Dataset section
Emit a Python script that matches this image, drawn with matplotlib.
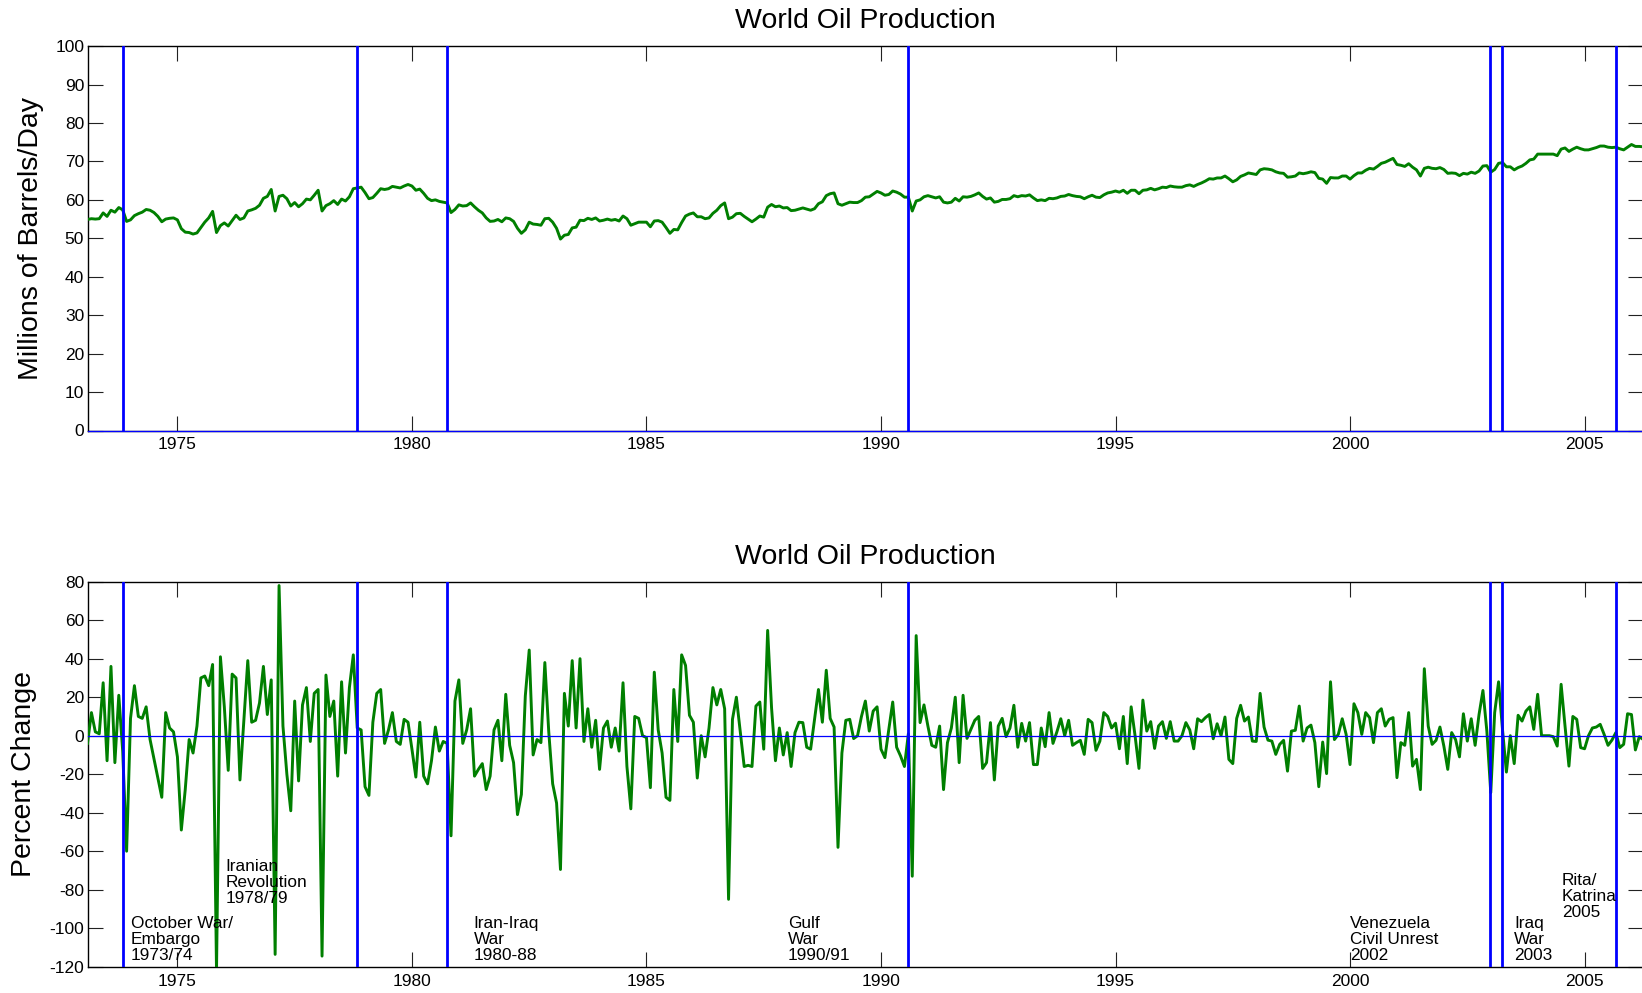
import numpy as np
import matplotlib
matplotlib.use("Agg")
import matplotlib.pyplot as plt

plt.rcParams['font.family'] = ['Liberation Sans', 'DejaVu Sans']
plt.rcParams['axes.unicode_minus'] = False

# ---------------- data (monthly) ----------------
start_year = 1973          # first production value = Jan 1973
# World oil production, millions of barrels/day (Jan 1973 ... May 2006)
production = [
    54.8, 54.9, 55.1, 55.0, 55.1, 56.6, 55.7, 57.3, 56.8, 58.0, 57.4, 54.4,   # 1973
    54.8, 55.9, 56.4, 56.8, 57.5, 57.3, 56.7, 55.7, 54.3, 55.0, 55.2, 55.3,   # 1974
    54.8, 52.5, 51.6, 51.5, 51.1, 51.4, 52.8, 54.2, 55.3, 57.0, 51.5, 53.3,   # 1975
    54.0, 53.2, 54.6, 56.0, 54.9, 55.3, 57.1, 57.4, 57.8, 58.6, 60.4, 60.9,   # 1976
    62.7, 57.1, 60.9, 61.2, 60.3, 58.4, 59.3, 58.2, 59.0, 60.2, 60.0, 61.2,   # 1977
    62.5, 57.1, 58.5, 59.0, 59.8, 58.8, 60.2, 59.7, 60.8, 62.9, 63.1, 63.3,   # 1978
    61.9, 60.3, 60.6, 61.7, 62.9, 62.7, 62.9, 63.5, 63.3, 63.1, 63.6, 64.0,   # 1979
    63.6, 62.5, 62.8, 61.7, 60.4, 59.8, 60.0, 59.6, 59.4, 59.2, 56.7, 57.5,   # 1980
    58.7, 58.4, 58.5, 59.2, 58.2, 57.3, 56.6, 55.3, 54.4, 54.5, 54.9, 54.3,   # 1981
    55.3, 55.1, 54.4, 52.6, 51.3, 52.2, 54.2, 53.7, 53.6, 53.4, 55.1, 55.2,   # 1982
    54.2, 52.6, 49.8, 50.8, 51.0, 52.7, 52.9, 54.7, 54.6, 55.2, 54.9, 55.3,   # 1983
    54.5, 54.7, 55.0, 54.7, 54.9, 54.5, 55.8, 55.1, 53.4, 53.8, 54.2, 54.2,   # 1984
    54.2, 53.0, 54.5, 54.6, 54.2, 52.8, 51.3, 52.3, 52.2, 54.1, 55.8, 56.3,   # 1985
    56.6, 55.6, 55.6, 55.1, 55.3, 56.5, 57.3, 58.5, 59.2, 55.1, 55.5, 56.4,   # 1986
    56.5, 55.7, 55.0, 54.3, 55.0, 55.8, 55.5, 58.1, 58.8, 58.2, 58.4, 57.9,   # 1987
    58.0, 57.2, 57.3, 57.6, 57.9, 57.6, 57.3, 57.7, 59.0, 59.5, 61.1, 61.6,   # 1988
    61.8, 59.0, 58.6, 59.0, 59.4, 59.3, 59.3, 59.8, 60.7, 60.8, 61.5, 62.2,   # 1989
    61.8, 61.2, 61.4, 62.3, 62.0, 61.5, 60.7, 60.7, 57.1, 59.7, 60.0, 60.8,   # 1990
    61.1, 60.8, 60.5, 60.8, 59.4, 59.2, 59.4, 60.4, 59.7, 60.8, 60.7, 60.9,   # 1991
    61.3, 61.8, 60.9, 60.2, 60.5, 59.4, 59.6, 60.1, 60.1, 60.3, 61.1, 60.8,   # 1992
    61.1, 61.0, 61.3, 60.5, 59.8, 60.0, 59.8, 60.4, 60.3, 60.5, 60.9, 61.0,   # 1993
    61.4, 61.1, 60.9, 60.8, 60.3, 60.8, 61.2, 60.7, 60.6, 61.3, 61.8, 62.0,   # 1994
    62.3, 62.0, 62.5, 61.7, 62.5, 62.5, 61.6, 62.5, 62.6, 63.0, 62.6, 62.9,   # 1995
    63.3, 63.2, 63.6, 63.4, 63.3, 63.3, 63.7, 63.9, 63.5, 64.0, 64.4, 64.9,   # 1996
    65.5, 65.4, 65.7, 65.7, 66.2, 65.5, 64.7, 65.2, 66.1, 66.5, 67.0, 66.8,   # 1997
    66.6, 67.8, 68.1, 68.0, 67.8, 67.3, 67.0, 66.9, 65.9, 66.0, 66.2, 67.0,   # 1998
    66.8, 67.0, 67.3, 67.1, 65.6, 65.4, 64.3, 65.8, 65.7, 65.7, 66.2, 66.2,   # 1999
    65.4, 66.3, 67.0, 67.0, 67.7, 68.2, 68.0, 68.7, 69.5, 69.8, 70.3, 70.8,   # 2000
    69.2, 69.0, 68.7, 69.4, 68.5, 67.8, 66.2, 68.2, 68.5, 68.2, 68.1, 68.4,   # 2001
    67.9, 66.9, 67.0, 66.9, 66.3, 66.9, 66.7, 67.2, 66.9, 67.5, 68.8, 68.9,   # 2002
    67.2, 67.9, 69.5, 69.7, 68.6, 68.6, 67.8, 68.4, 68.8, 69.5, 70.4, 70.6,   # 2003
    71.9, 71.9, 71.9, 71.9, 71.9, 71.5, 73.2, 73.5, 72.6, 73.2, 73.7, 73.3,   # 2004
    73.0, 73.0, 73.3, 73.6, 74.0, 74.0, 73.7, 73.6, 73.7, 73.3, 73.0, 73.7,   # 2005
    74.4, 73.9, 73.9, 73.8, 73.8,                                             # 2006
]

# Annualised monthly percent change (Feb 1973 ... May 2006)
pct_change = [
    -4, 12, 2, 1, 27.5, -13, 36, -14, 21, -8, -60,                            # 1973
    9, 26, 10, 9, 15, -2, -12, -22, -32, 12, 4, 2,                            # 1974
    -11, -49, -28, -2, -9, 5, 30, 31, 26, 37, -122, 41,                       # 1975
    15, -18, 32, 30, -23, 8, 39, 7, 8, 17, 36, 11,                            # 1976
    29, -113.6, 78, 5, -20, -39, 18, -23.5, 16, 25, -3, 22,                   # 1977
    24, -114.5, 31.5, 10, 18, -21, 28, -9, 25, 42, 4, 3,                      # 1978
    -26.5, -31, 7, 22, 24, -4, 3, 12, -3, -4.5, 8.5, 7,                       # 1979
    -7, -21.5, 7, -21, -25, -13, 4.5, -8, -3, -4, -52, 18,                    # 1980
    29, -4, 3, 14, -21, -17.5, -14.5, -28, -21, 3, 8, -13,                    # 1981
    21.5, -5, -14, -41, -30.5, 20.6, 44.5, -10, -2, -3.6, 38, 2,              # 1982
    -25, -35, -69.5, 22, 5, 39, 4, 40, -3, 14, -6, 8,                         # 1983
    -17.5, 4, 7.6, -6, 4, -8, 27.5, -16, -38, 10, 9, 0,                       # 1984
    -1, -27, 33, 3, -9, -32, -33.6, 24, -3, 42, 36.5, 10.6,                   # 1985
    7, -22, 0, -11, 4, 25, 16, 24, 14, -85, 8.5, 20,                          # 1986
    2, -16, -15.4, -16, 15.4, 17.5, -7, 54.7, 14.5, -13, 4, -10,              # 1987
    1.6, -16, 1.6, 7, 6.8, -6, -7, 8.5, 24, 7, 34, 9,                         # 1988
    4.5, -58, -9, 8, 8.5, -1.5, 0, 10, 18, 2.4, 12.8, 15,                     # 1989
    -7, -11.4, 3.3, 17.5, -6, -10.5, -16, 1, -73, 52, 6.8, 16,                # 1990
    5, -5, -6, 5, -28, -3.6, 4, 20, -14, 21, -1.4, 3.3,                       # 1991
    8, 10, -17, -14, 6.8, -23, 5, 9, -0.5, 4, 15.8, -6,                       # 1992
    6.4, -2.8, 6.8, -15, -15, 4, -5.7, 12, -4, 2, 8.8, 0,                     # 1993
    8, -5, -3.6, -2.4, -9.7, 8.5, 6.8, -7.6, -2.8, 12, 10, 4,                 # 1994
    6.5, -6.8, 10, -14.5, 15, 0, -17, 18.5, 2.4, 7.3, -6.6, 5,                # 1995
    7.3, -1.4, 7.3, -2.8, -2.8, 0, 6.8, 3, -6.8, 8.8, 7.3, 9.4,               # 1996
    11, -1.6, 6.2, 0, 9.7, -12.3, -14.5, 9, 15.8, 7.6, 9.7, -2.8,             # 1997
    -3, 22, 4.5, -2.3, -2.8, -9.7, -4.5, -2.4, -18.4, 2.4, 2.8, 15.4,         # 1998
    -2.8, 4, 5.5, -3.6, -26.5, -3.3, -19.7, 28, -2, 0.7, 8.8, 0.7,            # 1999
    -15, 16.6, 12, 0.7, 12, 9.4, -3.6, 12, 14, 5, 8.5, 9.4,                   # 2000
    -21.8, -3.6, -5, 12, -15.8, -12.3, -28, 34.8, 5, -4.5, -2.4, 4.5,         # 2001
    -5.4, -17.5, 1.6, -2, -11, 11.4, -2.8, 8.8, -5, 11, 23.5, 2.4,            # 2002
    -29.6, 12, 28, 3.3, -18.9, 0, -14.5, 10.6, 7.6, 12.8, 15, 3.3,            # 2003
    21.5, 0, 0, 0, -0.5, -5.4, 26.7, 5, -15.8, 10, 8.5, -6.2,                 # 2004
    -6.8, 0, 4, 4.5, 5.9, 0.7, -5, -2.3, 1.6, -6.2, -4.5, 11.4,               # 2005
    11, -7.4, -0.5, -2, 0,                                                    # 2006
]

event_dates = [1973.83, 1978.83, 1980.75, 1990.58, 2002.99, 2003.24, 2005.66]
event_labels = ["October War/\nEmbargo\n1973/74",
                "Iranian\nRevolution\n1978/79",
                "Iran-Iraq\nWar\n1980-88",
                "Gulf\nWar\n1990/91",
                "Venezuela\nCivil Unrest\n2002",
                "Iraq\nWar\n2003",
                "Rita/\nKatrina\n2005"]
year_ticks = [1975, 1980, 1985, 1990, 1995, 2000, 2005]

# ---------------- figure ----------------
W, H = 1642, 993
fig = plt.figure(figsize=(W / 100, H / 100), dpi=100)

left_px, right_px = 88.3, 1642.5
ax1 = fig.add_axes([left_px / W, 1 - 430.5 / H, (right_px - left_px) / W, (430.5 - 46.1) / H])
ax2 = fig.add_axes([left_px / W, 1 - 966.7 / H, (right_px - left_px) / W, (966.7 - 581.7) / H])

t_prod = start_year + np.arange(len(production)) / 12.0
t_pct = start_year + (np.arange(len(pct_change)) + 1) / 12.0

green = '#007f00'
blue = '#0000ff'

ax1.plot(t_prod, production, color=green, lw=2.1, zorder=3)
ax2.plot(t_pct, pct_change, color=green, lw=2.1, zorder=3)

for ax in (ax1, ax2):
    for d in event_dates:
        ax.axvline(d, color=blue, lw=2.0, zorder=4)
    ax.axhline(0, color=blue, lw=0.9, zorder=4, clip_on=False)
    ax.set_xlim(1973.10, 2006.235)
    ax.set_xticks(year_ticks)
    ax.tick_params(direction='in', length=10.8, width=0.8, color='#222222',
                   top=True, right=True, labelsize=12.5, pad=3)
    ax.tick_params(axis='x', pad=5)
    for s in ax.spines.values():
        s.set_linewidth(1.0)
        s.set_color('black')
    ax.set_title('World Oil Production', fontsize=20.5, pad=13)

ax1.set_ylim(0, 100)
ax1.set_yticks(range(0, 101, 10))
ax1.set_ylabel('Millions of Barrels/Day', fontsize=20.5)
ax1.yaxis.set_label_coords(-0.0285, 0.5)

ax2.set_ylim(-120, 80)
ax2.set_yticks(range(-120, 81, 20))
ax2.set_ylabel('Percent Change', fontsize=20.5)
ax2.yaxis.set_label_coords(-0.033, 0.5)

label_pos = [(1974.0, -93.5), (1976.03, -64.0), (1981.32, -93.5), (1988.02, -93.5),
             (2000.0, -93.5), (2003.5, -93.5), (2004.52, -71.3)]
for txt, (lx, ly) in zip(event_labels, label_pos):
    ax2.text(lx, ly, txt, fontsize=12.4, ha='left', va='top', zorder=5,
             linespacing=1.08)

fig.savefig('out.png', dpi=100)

Problem statement
Repeat only what lies between the start of the data and the end of the line containing "plt.rcParams['axes.unicode_minus'] = False", exactly, with pictures left out.

Result of this exercise
Emit a Python script that matches this image, drawn with matplotlib.
import numpy as np
import matplotlib
matplotlib.use("Agg")
import matplotlib.pyplot as plt

plt.rcParams['font.family'] = ['Liberation Sans', 'DejaVu Sans']
plt.rcParams['axes.unicode_minus'] = False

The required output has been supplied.